# Confusion with the Non-O visa



## pete1956.pe (10 mo ago)

I am due to retire to Thailand with my Thai wife of 22 years. I've been looking at the Thai Government Immigration website to see which visa was best for us. I not that the Non - O visa, if you go with your Thai spouse, states that it is a single entry visa. Does this really mean that if we go on holiday to, say Malaysia, for a week, I have to start the whole application process again from Malaysia?


----------



## Mweiga (Sep 24, 2010)

What the "single entry visa" category means for the non-immigrant "O" is that if you *do not *have a *Re-entry Permit* as well as your Type "O" stamped in your passport you will lose your valid "O" visa on re-entering Thailand (and you will be given a 30 day Permission to Stay , to allow you entry). What you need to do therefore is to get a *Re-Entry Permit *stamped in your passport once you have been granted the one-year "O" visa and it is stamped in your passport. You can do this at the Immigration Office on the same day you go to collect your passport with your approved "O" visa - you have a choice of Single Entry or Multiple Entry. I always get the Multiple Entry costing Baht 3,800. Can't remember what the Single Entry costs but it's around Baht 1,500. At my local Immigration Office (Pattaya) the process for submitting your Re-Entry Permit application and getting your passport back with visa stamped takes around 20 minutes depending on how busy they are on the day. The validity period of your Re-Entry Permit follows your "O" visa validity.
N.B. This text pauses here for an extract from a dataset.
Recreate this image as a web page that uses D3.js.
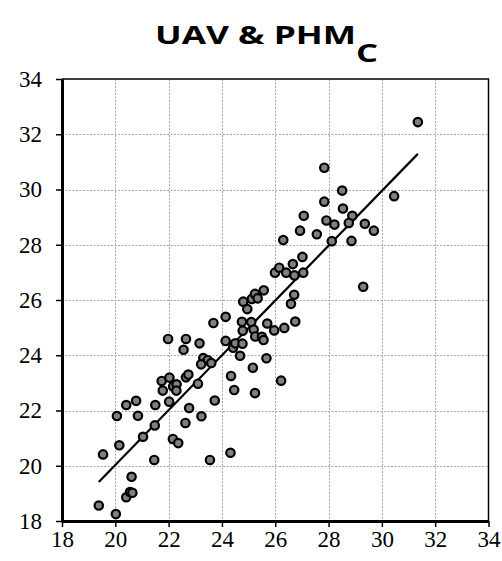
<!DOCTYPE html>
<html>
<head>
<meta charset="utf-8">
<script src="https://cdn.jsdelivr.net/npm/d3@7"></script>
<style>
  html, body { margin: 0; padding: 0; background: #fff; }
  svg { display: block; }
  .axis text { font-family: "Liberation Serif", "Times New Roman", serif; font-size: 23px; fill: #000; }
</style>
</head>
<body>
<svg id="chart" width="502" height="561"></svg>
<script>
// UAV-derived height (x) against PHM_C height (y)
const uavValues = [
  19.38, 20.02, 19.54, 20.41, 20.55, 20.64, 20.61, 20.15, 20.06, 20.41,
  20.78, 20.85, 21.04, 21.48, 21.46, 21.50, 21.74, 21.78, 21.98, 22.03,
  22.02, 22.17, 22.30, 22.29, 22.16, 22.36, 22.56, 22.65, 22.65, 22.74,
  22.77, 22.63, 23.10, 23.16, 23.23, 23.30, 23.47, 23.22, 23.60, 23.55,
  23.68, 23.73, 24.14, 24.14, 24.34, 24.46, 24.32, 24.42, 24.50, 24.68,
  24.77, 24.75, 24.78, 24.80, 24.95, 25.10, 25.19, 25.25, 25.16, 25.24,
  25.50, 25.56, 25.67, 25.70, 25.96, 26.22, 26.34, 26.75, 25.12, 25.24,
  25.34, 25.57, 25.99, 26.15, 26.41, 26.66, 26.72, 27.05, 26.71, 26.59,
  26.30, 26.93, 27.56, 27.02, 27.84, 28.51, 27.84, 30.46, 28.54, 27.07,
  27.92, 28.22, 28.89, 28.76, 29.36, 29.70, 28.12, 28.86, 29.30, 31.35
];
const phmValues = [
  18.56, 18.25, 20.41, 18.86, 19.05, 19.02, 19.60, 20.74, 21.80, 22.20,
  22.35, 21.81, 21.05, 21.46, 20.21, 22.20, 23.07, 22.72, 24.59, 23.19,
  22.32, 22.87, 22.95, 22.72, 20.97, 20.82, 24.20, 24.59, 23.20, 23.30,
  22.09, 21.55, 22.97, 24.43, 21.79, 23.90, 23.82, 23.67, 23.72, 20.21,
  25.17, 22.36, 25.39, 24.52, 23.25, 22.74, 20.47, 24.27, 24.43, 23.98,
  24.42, 25.21, 24.89, 25.94, 25.67, 25.20, 24.93, 24.68, 23.55, 22.63,
  24.67, 24.55, 23.89, 25.15, 24.90, 23.08, 24.99, 25.22, 26.04, 26.22,
  26.06, 26.35, 26.99, 27.17, 26.99, 27.30, 26.89, 26.99, 26.19, 25.86,
  28.17, 28.51, 28.38, 27.56, 30.79, 29.96, 29.56, 29.76, 29.31, 29.05,
  28.88, 28.73, 29.05, 28.79, 28.76, 28.51, 28.13, 28.14, 26.48, 32.44
];

// Linear trend y = slope * x + intercept, drawn across the x range of the data
const trendSlope = 0.992;
const trendIntercept = 0.19;

const axisTicks = [18, 20, 22, 24, 26, 28, 30, 32, 34];
const gridTicks = [20, 22, 24, 26, 28, 30, 32];

const svg = d3.select("#chart");
const plotLeft = 62, plotRight = 488.5, plotTop = 79, plotBottom = 521;

const x = d3.scaleLinear().domain([18, 34]).range([plotLeft, plotRight]);
const y = d3.scaleLinear().domain([18, 34]).range([plotBottom, plotTop]);

svg.append("rect").attr("width", 502).attr("height", 561).attr("fill", "#fff");

// Title: main part plus subscript C, each fitted to its width
const titleFont = "'Open Sans', 'Noto Sans', sans-serif";
svg.append("text")
  .attr("x", 155).attr("y", 43.5)
  .attr("font-family", titleFont).attr("font-weight", 700).attr("font-size", 25.5)
  .attr("textLength", 201).attr("lengthAdjust", "spacingAndGlyphs")
  .attr("fill", "#000")
  .text("UAV & PHM");
svg.append("text")
  .attr("x", 356).attr("y", 61.5)
  .attr("font-family", titleFont).attr("font-weight", 700).attr("font-size", 25.5)
  .attr("textLength", 22).attr("lengthAdjust", "spacingAndGlyphs")
  .attr("fill", "#000")
  .text("C");

// Dotted grid
const grid = svg.append("g").attr("stroke", "#a6a6a6").attr("stroke-width", 1)
  .attr("stroke-dasharray", "2,1.5");
grid.selectAll("line.v").data(gridTicks).join("line").attr("class", "v")
  .attr("x1", d => Math.round(x(d)) + 0.5).attr("x2", d => Math.round(x(d)) + 0.5)
  .attr("y1", plotTop).attr("y2", plotBottom);
grid.selectAll("line.h").data(gridTicks).join("line").attr("class", "h")
  .attr("y1", d => Math.round(y(d)) + 0.5).attr("y2", d => Math.round(y(d)) + 0.5)
  .attr("x1", plotLeft).attr("x2", plotRight);

// Frame (top and right)
svg.append("path")
  .attr("d", `M${plotLeft},${plotTop}H${plotRight}V${plotBottom}`)
  .attr("fill", "none").attr("stroke", "#000").attr("stroke-width", 1.5);

// Axes
const yAxis = svg.append("g").attr("class", "axis").attr("transform", `translate(${plotLeft},0)`)
  .call(d3.axisLeft(y).tickValues(axisTicks).tickSize(6).tickPadding(14).tickSizeOuter(0));
const xAxis = svg.append("g").attr("class", "axis").attr("transform", `translate(0,${plotBottom})`)
  .call(d3.axisBottom(x).tickValues(axisTicks).tickSize(6).tickPadding(4).tickSizeOuter(0));
[xAxis, yAxis].forEach(g => {
  g.attr("font-family", null).attr("font-size", null);
  g.select(".domain").attr("stroke", "#000").attr("stroke-width", 3);
  g.selectAll(".tick line").attr("stroke", "#000").attr("stroke-width", 1.5);
});

// Trend line
const xMin = d3.min(uavValues), xMax = d3.max(uavValues);
svg.append("line")
  .attr("x1", x(xMin)).attr("y1", y(trendSlope * xMin + trendIntercept))
  .attr("x2", x(xMax)).attr("y2", y(trendSlope * xMax + trendIntercept))
  .attr("stroke", "#000").attr("stroke-width", 2.2);

// Points
const pts = uavValues.map((v, i) => ({ u: v, p: phmValues[i] }));
svg.append("g").selectAll("circle").data(pts).join("circle")
  .attr("cx", d => x(d.u)).attr("cy", d => y(d.p))
  .attr("r", 4.2)
  .attr("fill", "#808080").attr("stroke", "#000").attr("stroke-width", 2.2);
</script>
</body>
</html>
This is no problem at all but vital you do get the Re-Entry Permit if you want to travel out of Thailand with a Type "O" visa - failure to have it stamped in your passport gets your "O" visa cancelled on re-entering Thailand and you have to go through the whole process again to obtain a new "O" visa.


----------



## tod-daniels (Dec 1, 2013)

Mweiga is close 
Just so you understand how Non-O VISAS you buy at the thai consulate in your country before you come here work 
A 90 day single entry Non-O is just that. It gets you stamped in for 90 days ONE TIME 
then when that 90 days runs out you meet the proof of funds (400K baht in a thai bank account in your name only for 2 months before) and you apply for a year "extension of stay" based on marriage to a thai for 1900baht at the immigration office. It will go under consideration for 30 days and then you go back to get the year extension inked into your passport. AFTER you get that extension THEN is when you buy a re-entry permit; either a single re-entry for 1000baht <that lets you exit/re-enter ONCE), or a multiple re-entry for 3800baht <that let's you exit/re-enter as many times during that year as you want to. 
OR 
you can buy a year-long, multi-entry Non-O visa (based on marriage to a thai) in your country and when you show up you'll get stamped in for 90 days. When that 90 days runs out you exit/re-enter the country and get another 90 days, and you do that for the whole year the visa itself is good for. Pre-covid many people had this type of visa because travel between countries was easy and you could go to the border, stamp out of thailand, stamp in and out of another country then stamp right back into thailand to get a new 90 day stamp. NOW post covid, it's not so easy bouncing out and back to get another 90 day stamp with entry requirements for most nearby countries AND to get back into thailand


----------